STEP #0: Import libraries

In [53]:
import pandas as pd
import sqlite3
import numpy as np

STEP #1: Connect to database

In [None]:
conn = sqlite3.connect('../data/ecommerce.db')

df = pd.read_sql('SELECT * FROM transaction_raw', conn)

print(f"Starting with {len(df)} rows")

STEP #2: Clean data

In [None]:
df_clean = df.copy()

df_clean = df_clean[~df_clean['InvoiceNo'].str.startswith('C')]  # Drop cancelled orders in InvoiceNo col

df_clean = df_clean[df_clean['Quantity'] > 0]                    # Keep Quantity > 0

df_clean = df_clean[df_clean['UnitPrice'] > 0]                   # Keep UnitPrice > 0

df_clean = df_clean[df_clean['CustomerID'].notna()]              # Remove rows with missing CustomerID

df_clean = df_clean.drop_duplicates()                            # Remove duplicate rows

display(df_clean)
print(f"Original rows: {len(df)}")
print(f"Rows after cleaning: {len(df_clean)}")
print(f"Dropped rows: {len(df) - len(df_clean)}")
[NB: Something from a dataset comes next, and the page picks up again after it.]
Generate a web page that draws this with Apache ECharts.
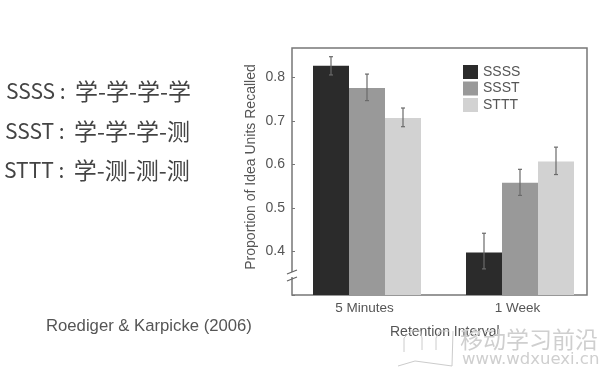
<!DOCTYPE html>
<html><head><meta charset="utf-8">
<style>html,body{margin:0;padding:0;background:#fff}#c{width:600px;height:372px;filter:blur(0.7px)}</style>
<script src="https://cdn.jsdelivr.net/npm/echarts@6/dist/echarts.min.js"></script></head>
<body><div id="c"></div>
<script>
const categories = ['5 Minutes', '1 Week'];
const seriesNames = ['SSSS', 'SSST', 'STTT'];
const ssss = [0.827, 0.398];
const ssst = [0.776, 0.558];
const sttt = [0.707, 0.607];
const ssssErr = [[0.806, 0.848], [0.360, 0.442]];
const ssstErr = [[0.747, 0.808], [0.529, 0.589]];
const stttErr = [[0.687, 0.730], [0.577, 0.640]];
const yTicks = [0.4, 0.5, 0.6, 0.7, 0.8];
const captionCodes = ['SSSS', 'SSST', 'STTT'];
const captionSteps = ['学-学-学-学', '学-学-学-测', '学-测-测-测'];
const citation = 'Roediger & Karpicke (2006)';
const colors = ['#2b2b2b', '#999999', '#d2d2d2'];
const values = [ssss, ssst, sttt];
const errs = [ssssErr, ssstErr, stttErr];
const barW = 36, ink = '#555', sans = '"Liberation Sans",Arial,sans-serif', cjk = '"Noto Sans CJK SC","Noto Sans",sans-serif';
const yMin = 0.3, yMax = 0.868;

const bars = seriesNames.map((n, i) => ({
  name: n, type: 'bar', xAxisIndex: 1, yAxisIndex: 1, barWidth: barW, barGap: 0,
  itemStyle: {color: colors[i]}, data: values[i], z: 2
}));
const whiskers = errs.map((e, i) => ({
  type: 'custom', xAxisIndex: 1, yAxisIndex: 1, z: 3, silent: true,
  data: e.map((r, k) => [k, r[0], r[1]]),
  encode: {x: 0, y: [1, 2]},
  renderItem(p, api) {
    const dx = (i - 1) * barW;
    const lo = api.coord([api.value(0), api.value(1)]);
    const hi = api.coord([api.value(0), api.value(2)]);
    const x = lo[0] + dx, s = {stroke: '#6a6a6a', lineWidth: 1.2};
    return {type: 'group', children: [
      {type: 'line', shape: {x1: x, y1: lo[1], x2: x, y2: hi[1]}, style: s},
      {type: 'line', shape: {x1: x - 2, y1: lo[1], x2: x + 2, y2: lo[1]}, style: s},
      {type: 'line', shape: {x1: x - 2, y1: hi[1], x2: x + 2, y2: hi[1]}, style: s}
    ]};
  }
}));

const graphic = [
  ...captionCodes.map((c, i) => ({type: 'text', left: [6, 5, 4][i], top: [80, 120, 159][i], z: 5,
    style: {text: '{a|' + c + ' :  }{b|' + captionSteps[i] + '}',
      rich: {a: {font: '21px ' + cjk, fill: '#444'}, b: {font: '23px ' + cjk, fill: '#444'}}}})),
  {type: 'text', left: 46, top: 318, style: {text: citation, font: '16.7px ' + sans, fill: ink}},
  {type: 'text', left: 390, top: 325, style: {text: 'Retention Interval', font: '14px ' + sans, fill: ink}},
  {type: 'rect', shape: {x: 289, y: 272, width: 6, height: 5}, style: {fill: '#fff'}, z: 10},
  {type: 'line', shape: {x1: 287, y1: 274, x2: 297, y2: 270}, style: {stroke: '#666', lineWidth: 1.2}, z: 11},
  {type: 'line', shape: {x1: 287, y1: 281, x2: 297, y2: 277}, style: {stroke: '#666', lineWidth: 1.2}, z: 11},
  {type: 'text', left: 460, top: 328, z: 12, style: {text: '移动学习前沿', font: '23px ' + cjk, fill: '#cfcfcf'}},
  {type: 'text', left: 462, top: 351, z: 12, style: {text: 'www.wdxuexi.cn', font: '16.5px "DejaVu Sans",sans-serif', fill: '#cfcfcf'}},
  {type: 'polyline', z: 12, shape: {points: [[404,352],[404,338],[411,331],[420,331],[422,338],[422,350]]}, style: {fill: 'none', stroke: '#ccc', lineWidth: 1}},
  {type: 'polyline', z: 12, shape: {points: [[398,366],[415,361],[430,363],[452,366],[453,331]]}, style: {fill: 'none', stroke: '#ccc', lineWidth: 1}},
  {type: 'polyline', z: 12, shape: {points: [[436,350],[436,338],[440,331],[449,331]]}, style: {fill: 'none', stroke: '#ccc', lineWidth: 1}}
];

const chart = echarts.init(document.getElementById('c'), null, {renderer: 'canvas'});
chart.setOption({
  animation: false,
  backgroundColor: '#fff',
  legend: {
    data: seriesNames.map(n => ({name: n, icon: 'rect'})), orient: 'vertical', left: 463, top: 65,
    itemWidth: 15, itemHeight: 14, itemGap: 2.5, padding: 0, selectedMode: false,
    textStyle: {fontFamily: sans, fontSize: 14, color: ink, padding: [0, 0, 0, 0]}
  },
  grid: [
    {left: 292, top: 48, width: 295, height: 247, show: true, borderColor: '#777', borderWidth: 1.5, backgroundColor: 'transparent'},
    {left: 290.5, top: 48, width: 306, height: 247}
  ],
  xAxis: [
    {type: 'category', gridIndex: 0, data: categories, axisLine: {show: false}, axisTick: {show: false}, axisLabel: {show: false}},
    {type: 'category', gridIndex: 1, data: categories, axisLine: {show: false}, axisTick: {show: false},
     axisLabel: {color: ink, fontFamily: sans, fontSize: 13.5, margin: 6, padding: [0, 5, 0, 0]}}
  ],
  yAxis: [
    {type: 'value', gridIndex: 0, min: yMin, max: yMax, interval: 0.1,
     name: 'Proportion of Idea Units Recalled', nameLocation: 'middle', nameGap: 34,
     nameTextStyle: {color: ink, fontFamily: sans, fontSize: 14, padding: [0, 0, 0, 9]},
     splitLine: {show: false}, axisLine: {show: false},
     axisTick: {show: true, inside: true, length: 3, lineStyle: {color: '#777'}},
     axisLabel: {color: ink, fontFamily: sans, fontSize: 14, margin: 7,
       showMaxLabel: false,
       formatter: v => yTicks.some(t => Math.abs(t - v) < 1e-6) ? v.toFixed(1) : ''}},
    {type: 'value', gridIndex: 1, min: yMin, max: yMax, interval: 0.1, show: false, splitLine: {show: false}}
  ],
  series: [...bars, ...whiskers],
  graphic
});
</script></body></html>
STEP #3: Calculate new columns

In [None]:
df_clean = df_clean.copy()
df_clean['TotalPrice'] = df_clean['UnitPrice'] * df['Quantity']
df_clean['InvoiceDate'] = pd.to_datetime(df_clean['InvoiceDate'], format='mixed', errors='coerce')
df_clean['Year'] = df_clean['InvoiceDate'].dt.year
df_clean['Month'] = df_clean['InvoiceDate'].dt.month
df_clean['YearMonth'] = df_clean['InvoiceDate'].dt.strftime('%Y-%m')

display(df_clean.head(10))

STEP #4: Write df_clean to sqlite and verify

In [None]:
df_clean.to_sql('transactions_clean', conn, if_exists='replace', index=False)

query_check = """
SELECT *
FROM transactions_clean
LIMIT 10;
"""
query_tot_rev = """
SELECT
    YearMonth, 
    SUM(TotalPrice) AS Total_revenue
FROM transactions_clean
GROUP BY YearMonth
ORDER BY YearMonth
"""

display(pd.read_sql(query_check, conn))
display(pd.read_sql(query_tot_rev, conn))